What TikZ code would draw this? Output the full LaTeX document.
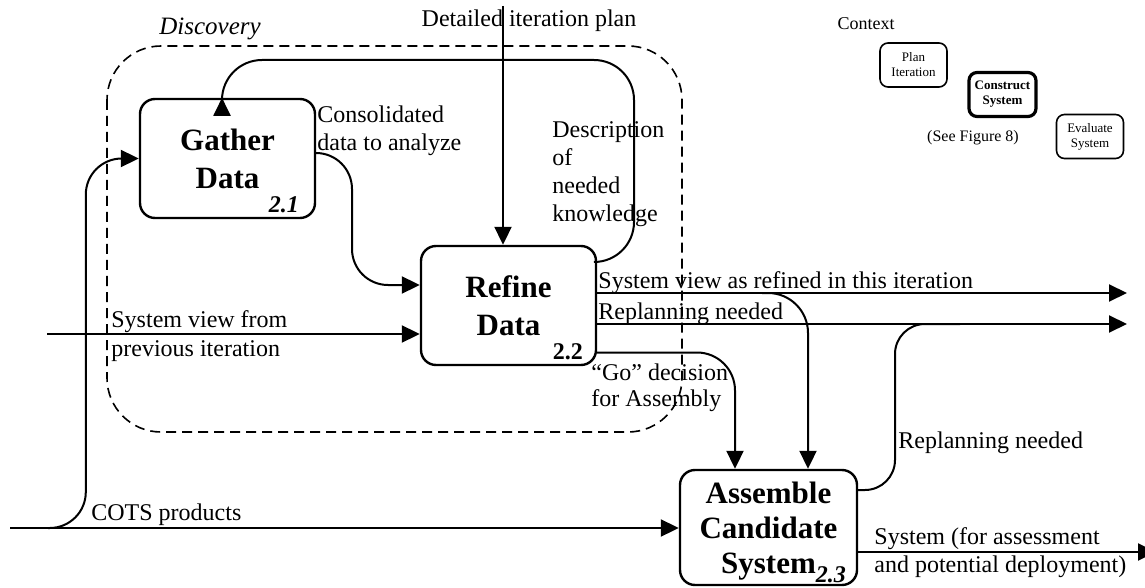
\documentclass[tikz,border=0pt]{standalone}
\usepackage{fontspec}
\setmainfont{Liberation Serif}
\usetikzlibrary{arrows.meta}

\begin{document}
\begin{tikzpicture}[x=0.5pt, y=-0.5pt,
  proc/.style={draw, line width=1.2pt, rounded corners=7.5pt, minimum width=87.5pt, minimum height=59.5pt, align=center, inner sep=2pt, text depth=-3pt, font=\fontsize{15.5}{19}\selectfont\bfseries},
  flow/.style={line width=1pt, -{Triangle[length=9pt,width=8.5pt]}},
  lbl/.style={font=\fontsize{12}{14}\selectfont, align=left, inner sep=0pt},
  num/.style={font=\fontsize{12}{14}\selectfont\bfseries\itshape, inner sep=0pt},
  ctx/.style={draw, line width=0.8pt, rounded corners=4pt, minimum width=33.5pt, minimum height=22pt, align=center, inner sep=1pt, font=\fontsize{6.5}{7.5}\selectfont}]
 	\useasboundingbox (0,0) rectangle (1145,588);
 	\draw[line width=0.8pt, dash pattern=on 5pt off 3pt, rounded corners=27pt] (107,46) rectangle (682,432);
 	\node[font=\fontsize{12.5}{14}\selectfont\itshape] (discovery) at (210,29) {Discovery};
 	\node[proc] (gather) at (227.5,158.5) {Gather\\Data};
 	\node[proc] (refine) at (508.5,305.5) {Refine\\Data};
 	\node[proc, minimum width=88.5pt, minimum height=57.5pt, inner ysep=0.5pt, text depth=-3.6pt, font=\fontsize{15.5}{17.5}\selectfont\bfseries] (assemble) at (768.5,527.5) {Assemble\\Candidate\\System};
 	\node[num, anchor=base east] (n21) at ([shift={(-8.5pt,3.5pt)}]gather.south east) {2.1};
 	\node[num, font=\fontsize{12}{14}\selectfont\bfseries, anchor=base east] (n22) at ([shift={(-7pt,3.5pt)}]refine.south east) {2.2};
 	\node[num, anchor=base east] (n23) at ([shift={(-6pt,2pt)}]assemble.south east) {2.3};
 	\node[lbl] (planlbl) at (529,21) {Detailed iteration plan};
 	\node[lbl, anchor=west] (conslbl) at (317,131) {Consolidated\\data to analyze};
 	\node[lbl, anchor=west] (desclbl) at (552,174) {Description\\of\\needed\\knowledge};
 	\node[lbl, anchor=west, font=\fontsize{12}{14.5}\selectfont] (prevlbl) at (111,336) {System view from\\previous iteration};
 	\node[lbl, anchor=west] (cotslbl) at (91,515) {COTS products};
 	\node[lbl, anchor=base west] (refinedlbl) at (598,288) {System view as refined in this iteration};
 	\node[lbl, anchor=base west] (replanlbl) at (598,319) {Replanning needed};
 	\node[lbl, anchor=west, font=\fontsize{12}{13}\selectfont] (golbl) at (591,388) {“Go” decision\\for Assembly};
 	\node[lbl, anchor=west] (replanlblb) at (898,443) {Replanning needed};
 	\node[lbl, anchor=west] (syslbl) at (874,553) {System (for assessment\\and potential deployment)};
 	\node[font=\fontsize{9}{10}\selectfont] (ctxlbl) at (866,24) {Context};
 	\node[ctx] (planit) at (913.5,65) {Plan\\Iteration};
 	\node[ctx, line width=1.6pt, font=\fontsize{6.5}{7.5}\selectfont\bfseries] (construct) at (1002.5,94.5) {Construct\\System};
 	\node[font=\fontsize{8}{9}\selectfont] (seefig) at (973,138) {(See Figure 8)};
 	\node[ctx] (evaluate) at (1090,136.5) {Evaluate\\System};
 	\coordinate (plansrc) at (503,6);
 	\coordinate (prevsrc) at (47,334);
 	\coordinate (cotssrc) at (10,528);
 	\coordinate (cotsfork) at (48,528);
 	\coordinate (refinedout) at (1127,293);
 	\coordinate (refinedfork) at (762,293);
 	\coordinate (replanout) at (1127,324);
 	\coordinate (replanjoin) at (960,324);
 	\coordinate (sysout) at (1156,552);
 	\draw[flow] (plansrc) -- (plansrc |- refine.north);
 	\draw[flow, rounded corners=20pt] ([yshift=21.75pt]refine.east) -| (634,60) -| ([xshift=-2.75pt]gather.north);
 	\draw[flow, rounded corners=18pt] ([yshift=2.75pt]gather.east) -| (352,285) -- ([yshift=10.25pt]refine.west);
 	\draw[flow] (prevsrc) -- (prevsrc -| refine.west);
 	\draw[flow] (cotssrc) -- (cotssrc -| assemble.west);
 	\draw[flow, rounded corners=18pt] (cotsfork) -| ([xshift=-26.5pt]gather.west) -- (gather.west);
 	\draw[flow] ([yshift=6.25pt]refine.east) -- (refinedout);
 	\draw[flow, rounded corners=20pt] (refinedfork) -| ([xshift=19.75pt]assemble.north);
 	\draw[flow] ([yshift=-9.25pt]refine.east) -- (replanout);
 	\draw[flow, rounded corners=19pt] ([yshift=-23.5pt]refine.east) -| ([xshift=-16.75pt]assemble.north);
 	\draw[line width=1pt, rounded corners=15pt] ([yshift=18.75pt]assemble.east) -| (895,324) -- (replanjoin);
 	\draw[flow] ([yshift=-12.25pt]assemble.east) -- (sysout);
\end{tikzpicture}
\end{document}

WRITTEN PROBLEM: Keep the pictures out of the copy and return the rest of the data above exactly.

PROBLEM SOLUTION:
What TikZ code would draw this? Output the full LaTeX document.
\documentclass[tikz,border=0pt]{standalone}
\usepackage{fontspec}
\setmainfont{Liberation Serif}
\usetikzlibrary{arrows.meta}

\begin{document}
\begin{tikzpicture}[x=0.5pt, y=-0.5pt,
  proc/.style={draw, line width=1.2pt, rounded corners=7.5pt, minimum width=87.5pt, minimum height=59.5pt, align=center, inner sep=2pt, text depth=-3pt, font=\fontsize{15.5}{19}\selectfont\bfseries},
  flow/.style={line width=1pt, -{Triangle[length=9pt,width=8.5pt]}},
  lbl/.style={font=\fontsize{12}{14}\selectfont, align=left, inner sep=0pt},
  num/.style={font=\fontsize{12}{14}\selectfont\bfseries\itshape, inner sep=0pt},
  ctx/.style={draw, line width=0.8pt, rounded corners=4pt, minimum width=33.5pt, minimum height=22pt, align=center, inner sep=1pt, font=\fontsize{6.5}{7.5}\selectfont}]
 	\useasboundingbox (0,0) rectangle (1145,588);
 	\draw[line width=0.8pt, dash pattern=on 5pt off 3pt, rounded corners=27pt] (107,46) rectangle (682,432);
 	\node[font=\fontsize{12.5}{14}\selectfont\itshape] (discovery) at (210,29) {Discovery};
 	\node[proc] (gather) at (227.5,158.5) {Gather\\Data};
 	\node[proc] (refine) at (508.5,305.5) {Refine\\Data};
 	\node[proc, minimum width=88.5pt, minimum height=57.5pt, inner ysep=0.5pt, text depth=-3.6pt, font=\fontsize{15.5}{17.5}\selectfont\bfseries] (assemble) at (768.5,527.5) {Assemble\\Candidate\\System};
 	\node[num, anchor=base east] (n21) at ([shift={(-8.5pt,3.5pt)}]gather.south east) {2.1};
 	\node[num, font=\fontsize{12}{14}\selectfont\bfseries, anchor=base east] (n22) at ([shift={(-7pt,3.5pt)}]refine.south east) {2.2};
 	\node[num, anchor=base east] (n23) at ([shift={(-6pt,2pt)}]assemble.south east) {2.3};
 	\node[lbl] (planlbl) at (529,21) {Detailed iteration plan};
 	\node[lbl, anchor=west] (conslbl) at (317,131) {Consolidated\\data to analyze};
 	\node[lbl, anchor=west] (desclbl) at (552,174) {Description\\of\\needed\\knowledge};
 	\node[lbl, anchor=west, font=\fontsize{12}{14.5}\selectfont] (prevlbl) at (111,336) {System view from\\previous iteration};
 	\node[lbl, anchor=west] (cotslbl) at (91,515) {COTS products};
 	\node[lbl, anchor=base west] (refinedlbl) at (598,288) {System view as refined in this iteration};
 	\node[lbl, anchor=base west] (replanlbl) at (598,319) {Replanning needed};
 	\node[lbl, anchor=west, font=\fontsize{12}{13}\selectfont] (golbl) at (591,388) {“Go” decision\\for Assembly};
 	\node[lbl, anchor=west] (replanlblb) at (898,443) {Replanning needed};
 	\node[lbl, anchor=west] (syslbl) at (874,553) {System (for assessment\\and potential deployment)};
 	\node[font=\fontsize{9}{10}\selectfont] (ctxlbl) at (866,24) {Context};
 	\node[ctx] (planit) at (913.5,65) {Plan\\Iteration};
 	\node[ctx, line width=1.6pt, font=\fontsize{6.5}{7.5}\selectfont\bfseries] (construct) at (1002.5,94.5) {Construct\\System};
 	\node[font=\fontsize{8}{9}\selectfont] (seefig) at (973,138) {(See Figure 8)};
 	\node[ctx] (evaluate) at (1090,136.5) {Evaluate\\System};
 	\coordinate (plansrc) at (503,6);
 	\coordinate (prevsrc) at (47,334);
 	\coordinate (cotssrc) at (10,528);
 	\coordinate (cotsfork) at (48,528);
 	\coordinate (refinedout) at (1127,293);
 	\coordinate (refinedfork) at (762,293);
 	\coordinate (replanout) at (1127,324);
 	\coordinate (replanjoin) at (960,324);
 	\coordinate (sysout) at (1156,552);
 	\draw[flow] (plansrc) -- (plansrc |- refine.north);
 	\draw[flow, rounded corners=20pt] ([yshift=21.75pt]refine.east) -| (634,60) -| ([xshift=-2.75pt]gather.north);
 	\draw[flow, rounded corners=18pt] ([yshift=2.75pt]gather.east) -| (352,285) -- ([yshift=10.25pt]refine.west);
 	\draw[flow] (prevsrc) -- (prevsrc -| refine.west);
 	\draw[flow] (cotssrc) -- (cotssrc -| assemble.west);
 	\draw[flow, rounded corners=18pt] (cotsfork) -| ([xshift=-26.5pt]gather.west) -- (gather.west);
 	\draw[flow] ([yshift=6.25pt]refine.east) -- (refinedout);
 	\draw[flow, rounded corners=20pt] (refinedfork) -| ([xshift=19.75pt]assemble.north);
 	\draw[flow] ([yshift=-9.25pt]refine.east) -- (replanout);
 	\draw[flow, rounded corners=19pt] ([yshift=-23.5pt]refine.east) -| ([xshift=-16.75pt]assemble.north);
 	\draw[line width=1pt, rounded corners=15pt] ([yshift=18.75pt]assemble.east) -| (895,324) -- (replanjoin);
 	\draw[flow] ([yshift=-12.25pt]assemble.east) -- (sysout);
\end{tikzpicture}
\end{document}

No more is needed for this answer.